Monday, February 9, 2009

Book: "Envisioning the ubiquitous city"

This is a short piece I was invited to write for an arty journal called "Acoustic Space: Trans Cultural Mapping"....

We currently stand at a unique moment in history as technological forces gather to reshape the urban environment through the use of locative media. The roots of this moment date back to 1979, when cellular telephone service was first introduced in Tokyo. One might even trace threads of our current conundrum back to Nicola Tesla, the father of wireless communications, and the vast possibilities he envisioned for its social and geographical impacts....

The rapid convergence of mobile communications, automated positioning technologies, and geographic information systems (GIS) into 「locative media」 is raising the possibility of a dramatic transformation of the way we perceive and move about the urban environment, and how we interact with each other in urban spaces. Endless possibilities for locative media are being proposed that promise increased convenience, awareness, transparency, and access to information and social opportunities that break traditional power structures.

Simultaneously, at this moment of realization of the potential of locative media, there is an emerging sense of helplessness at the potential for control, misuse, and subversion of these technologies. Whether by states or anti-state organizations like al Qaeda, locative media extend the ability of the powerful and mobile over the weak and immobile. Cross-referenced information through geographic tagging adds many more dimensions to the problems already raised by unchecked, widespread linking of relational databases in industry and government.

However, a clear understanding of the implications of locative media, good or bad, is unlikely to emerge soon from research and observation. The problem is simply too complex for easy answers. These technologies are being deployed in a highly decentralized manner by a wide variety of actors. On top of this is layered a mosaic filter of cultures and subcultures absorbing these new innovations at different rates and appropriating them for their own needs.

One way of bringing some structure to this debate which I have employed lately is to place this moment of indecision about locative media into a historical context, looking back to previous technological transformations of the urban landscape, as well as forward to the kind of future I think might provide the most livable environment for the most people.

In short, what is urgently needed is a structured discussion around what kind of settlements we want to build in the next century, and what the appropriate role of locative media could play in realizing that vision.

As the UN Habitat Project reminds us every few years, the world's human population is rapidly becoming urbanized. While population trends are notoriously difficult to predict over such long periods, it is entirely possible that by 2050 most of the world's people will be concentrated in a belt of urbanized land stretching from Asia and Europe through Africa and the Americas. Their energy demands for heating, transportation, and food production will skyrocket, much as we are currently witnessing with China's urban explosion.

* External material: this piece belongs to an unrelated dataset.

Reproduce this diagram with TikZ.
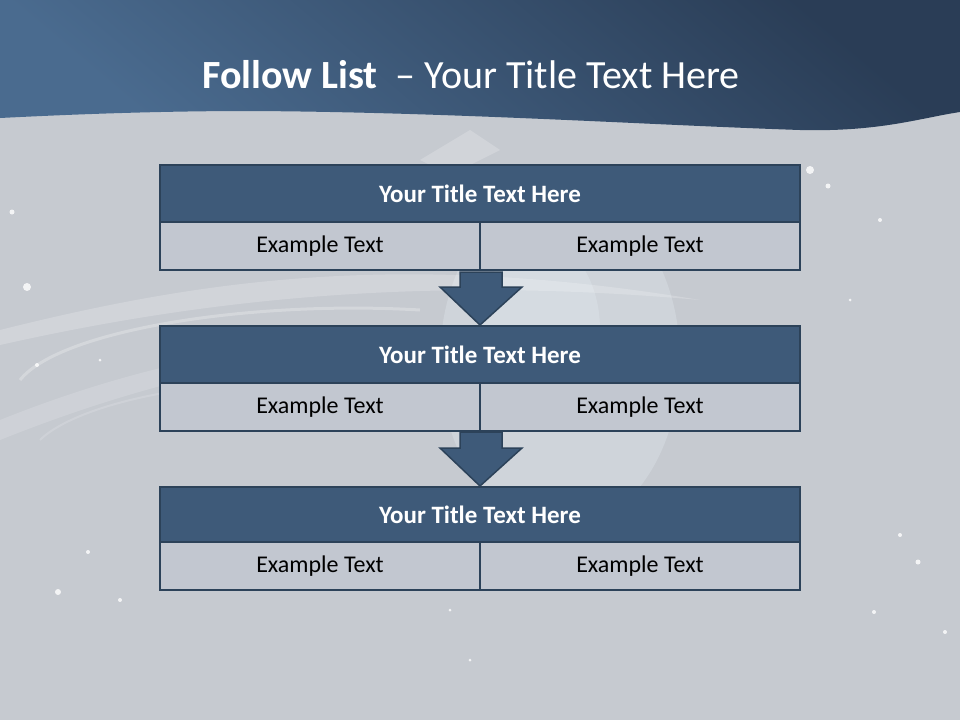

A growing number of urbanists believe that locative media have the potential to disrupt urban activity and consumption patterns in the 21st century city to an equal or greater degree as the automobile shaped the 20th century city. Yet like the automobile, locative media are likely to boost demand for mobility and the energy consumption required to achieve it. While efficiencies will surely be realized in supply chains and other bulk distribution services, it may all be offset by increased movement of individuals engaged in spatial arbitrage to gain an advantage in social or professional transactions.

However, locative media will also extend our awareness of the urban condition and give urban planners the kind of real-time data that climatologists and astronomers already use to understand their own complex systems. Thus locative media could very well drive a fundamental shift in our awareness of how cities function as collective organisms, perhaps leading to improvements in controlling their food intake and waste production.

Thus there are two equally possible scenarios – that locative media are the trigger for an unsustainable explosion in personal mobility in the world's great cities, or that they are the key to unlock knowledge that will help us achieve a sustainable global urban system.

Few questioned the long-term effects of the automobile when it appeared in the 1920s, and it was not until GM's Futurama exhibit of the 1939 World's Fair that we saw a coherent vision of what the car could do to our cities. Unfortunately, the corporate goals of GM have led to an American urban landscape that isolates, fattens, and stupefies its residents. The discussion about locative media and the future of urban life needs to start today.